Getting Started with Yoga

If all of these health benefits seem like a must-have, then you should start a yoga routine after checking with your doctor. Don’t worry if you’re not ready for a class just yet, you can start off with easy yoga poses such as Warrior II, Warrior I and Mountain Pose in your home. The AARP has a list of 10 recommended poses that will work for any age or skill level. If you want a video to illustrate the poses for you, there’s plenty on Youtube under “senior yoga, or you can visit DoYogawithMe, which features over 100 free yoga videos.

Yoga is applicable to any lifestyle, and most senior yoga is considered “gentle-style yoga.” Your local fitness center may even offer yoga classes for seniors. Consider looking for beginner options or classes of chair yoga or water yoga. After you’ve done beginning yoga for a while, then you can try doing one of these yoga styles:

Ashtanga – Described as an athletic yoga, Ashtanga has you practice 6 specific poses. It’s a form that’s not recommended for a beginner, according to the AARP. However, once you’ve become adept at doing yoga poses, you can find plenty of benefit with it.

Hatha – Hatha is a style of yoga that emphasizes breathing and mindfulness, so it’s good for relaxation and stress relief.

Lyengar – Lyengar is a slow precise yoga with a focus on deliberate and proper movements. It’s a type of yoga that’s suitable for older adults because it uses props to help with motion. If done with a qualified instructor, it can be quite enjoyable.

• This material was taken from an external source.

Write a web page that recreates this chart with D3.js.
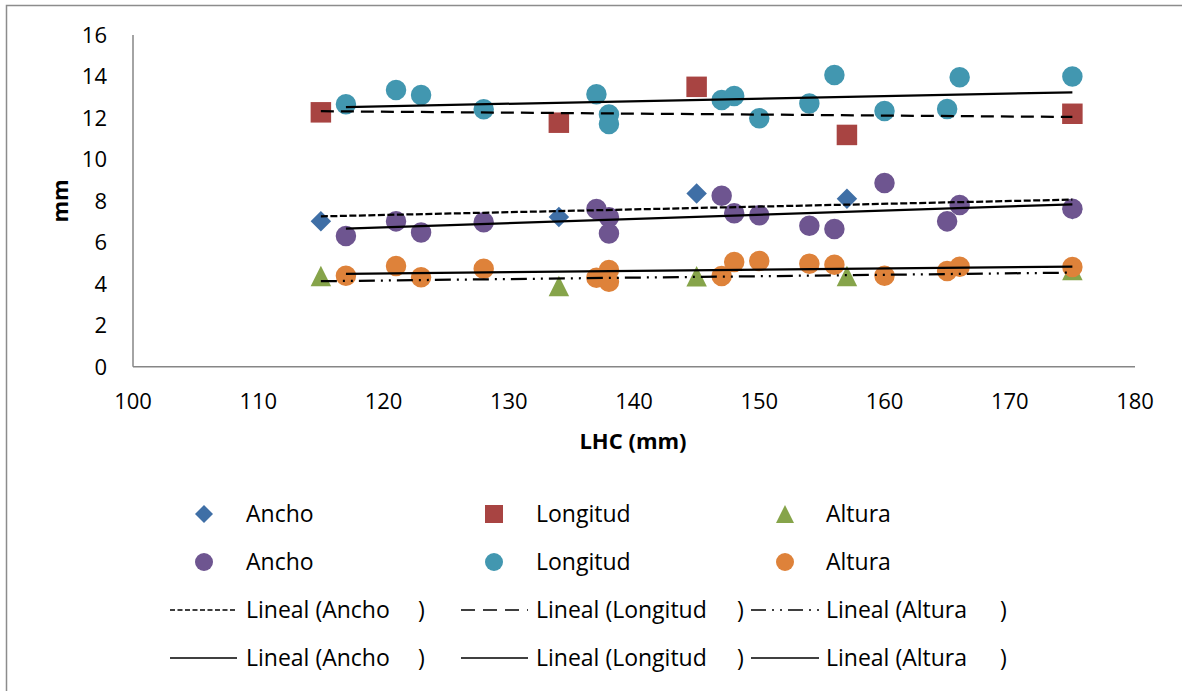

There are over 100 yoga styles out there, but these are some of the more common for seniors. The best thing is to start with your beginner yoga, get used to doing deep breathing, and establish a routine that you follow each week. As you get better at holding your poses and keeping your balance, you can shift into a more intense yoga — before you know it, you’ll be a yoga master!